Data block:

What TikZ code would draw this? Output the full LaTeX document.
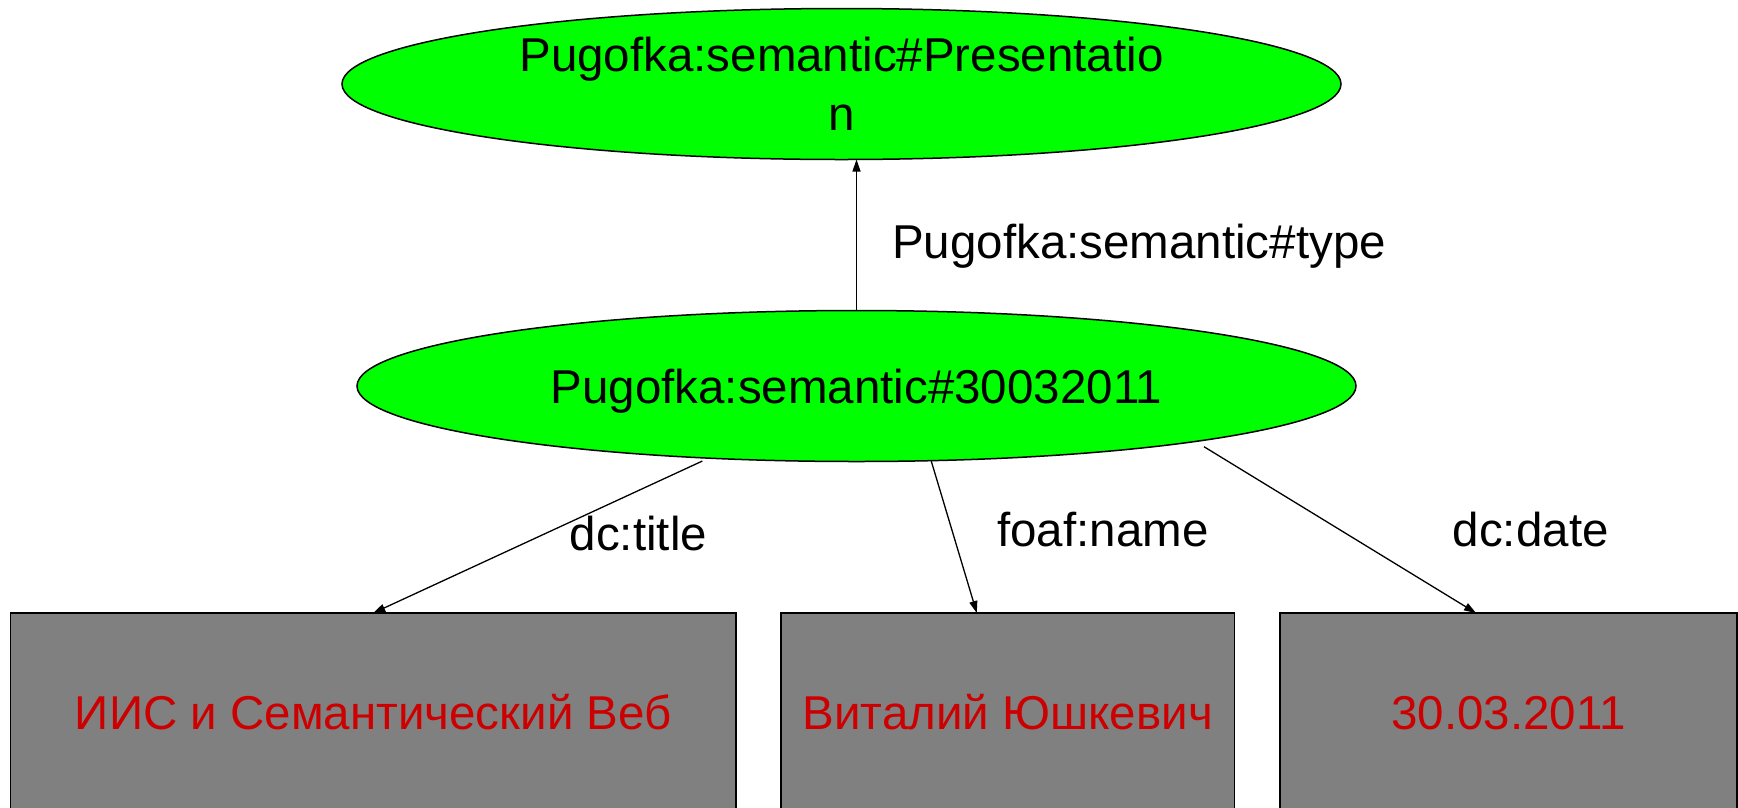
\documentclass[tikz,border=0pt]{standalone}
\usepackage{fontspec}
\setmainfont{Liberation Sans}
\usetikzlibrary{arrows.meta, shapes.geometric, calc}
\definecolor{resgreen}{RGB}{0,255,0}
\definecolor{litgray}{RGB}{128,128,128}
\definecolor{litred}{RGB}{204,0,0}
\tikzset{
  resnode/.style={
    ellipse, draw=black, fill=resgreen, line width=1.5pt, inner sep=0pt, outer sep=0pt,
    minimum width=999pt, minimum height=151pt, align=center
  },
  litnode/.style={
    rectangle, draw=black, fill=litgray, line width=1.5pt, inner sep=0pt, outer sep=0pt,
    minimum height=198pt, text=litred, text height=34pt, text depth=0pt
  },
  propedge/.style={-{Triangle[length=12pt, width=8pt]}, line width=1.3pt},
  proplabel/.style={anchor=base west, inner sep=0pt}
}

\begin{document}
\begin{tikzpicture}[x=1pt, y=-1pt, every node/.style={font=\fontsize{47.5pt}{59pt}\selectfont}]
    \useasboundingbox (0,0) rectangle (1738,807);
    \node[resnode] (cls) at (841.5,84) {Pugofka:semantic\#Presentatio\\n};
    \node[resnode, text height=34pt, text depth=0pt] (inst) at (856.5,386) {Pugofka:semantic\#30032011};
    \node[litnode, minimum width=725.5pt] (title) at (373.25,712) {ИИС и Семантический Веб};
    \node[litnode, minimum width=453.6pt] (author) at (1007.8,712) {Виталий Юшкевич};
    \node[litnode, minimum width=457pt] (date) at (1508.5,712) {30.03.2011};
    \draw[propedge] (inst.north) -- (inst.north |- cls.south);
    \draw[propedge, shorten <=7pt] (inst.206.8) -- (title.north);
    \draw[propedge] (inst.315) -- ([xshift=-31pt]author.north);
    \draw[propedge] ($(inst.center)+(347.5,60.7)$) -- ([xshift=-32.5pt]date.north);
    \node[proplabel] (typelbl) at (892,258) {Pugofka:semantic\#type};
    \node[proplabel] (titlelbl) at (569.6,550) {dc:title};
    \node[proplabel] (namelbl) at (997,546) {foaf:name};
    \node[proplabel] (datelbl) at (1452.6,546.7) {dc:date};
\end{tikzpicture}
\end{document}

What the exercise asks:
Transcribe the material exactly, and leave out whatever pictures it holds.

Task output:
What TikZ code would draw this? Output the full LaTeX document.
\documentclass[tikz,border=0pt]{standalone}
\usepackage{fontspec}
\setmainfont{Liberation Sans}
\usetikzlibrary{arrows.meta, shapes.geometric, calc}
\definecolor{resgreen}{RGB}{0,255,0}
\definecolor{litgray}{RGB}{128,128,128}
\definecolor{litred}{RGB}{204,0,0}
\tikzset{
  resnode/.style={
    ellipse, draw=black, fill=resgreen, line width=1.5pt, inner sep=0pt, outer sep=0pt,
    minimum width=999pt, minimum height=151pt, align=center
  },
  litnode/.style={
    rectangle, draw=black, fill=litgray, line width=1.5pt, inner sep=0pt, outer sep=0pt,
    minimum height=198pt, text=litred, text height=34pt, text depth=0pt
  },
  propedge/.style={-{Triangle[length=12pt, width=8pt]}, line width=1.3pt},
  proplabel/.style={anchor=base west, inner sep=0pt}
}

\begin{document}
\begin{tikzpicture}[x=1pt, y=-1pt, every node/.style={font=\fontsize{47.5pt}{59pt}\selectfont}]
    \useasboundingbox (0,0) rectangle (1738,807);
    \node[resnode] (cls) at (841.5,84) {Pugofka:semantic\#Presentatio\\n};
    \node[resnode, text height=34pt, text depth=0pt] (inst) at (856.5,386) {Pugofka:semantic\#30032011};
    \node[litnode, minimum width=725.5pt] (title) at (373.25,712) {ИИС и Семантический Веб};
    \node[litnode, minimum width=453.6pt] (author) at (1007.8,712) {Виталий Юшкевич};
    \node[litnode, minimum width=457pt] (date) at (1508.5,712) {30.03.2011};
    \draw[propedge] (inst.north) -- (inst.north |- cls.south);
    \draw[propedge, shorten <=7pt] (inst.206.8) -- (title.north);
    \draw[propedge] (inst.315) -- ([xshift=-31pt]author.north);
    \draw[propedge] ($(inst.center)+(347.5,60.7)$) -- ([xshift=-32.5pt]date.north);
    \node[proplabel] (typelbl) at (892,258) {Pugofka:semantic\#type};
    \node[proplabel] (titlelbl) at (569.6,550) {dc:title};
    \node[proplabel] (namelbl) at (997,546) {foaf:name};
    \node[proplabel] (datelbl) at (1452.6,546.7) {dc:date};
\end{tikzpicture}
\end{document}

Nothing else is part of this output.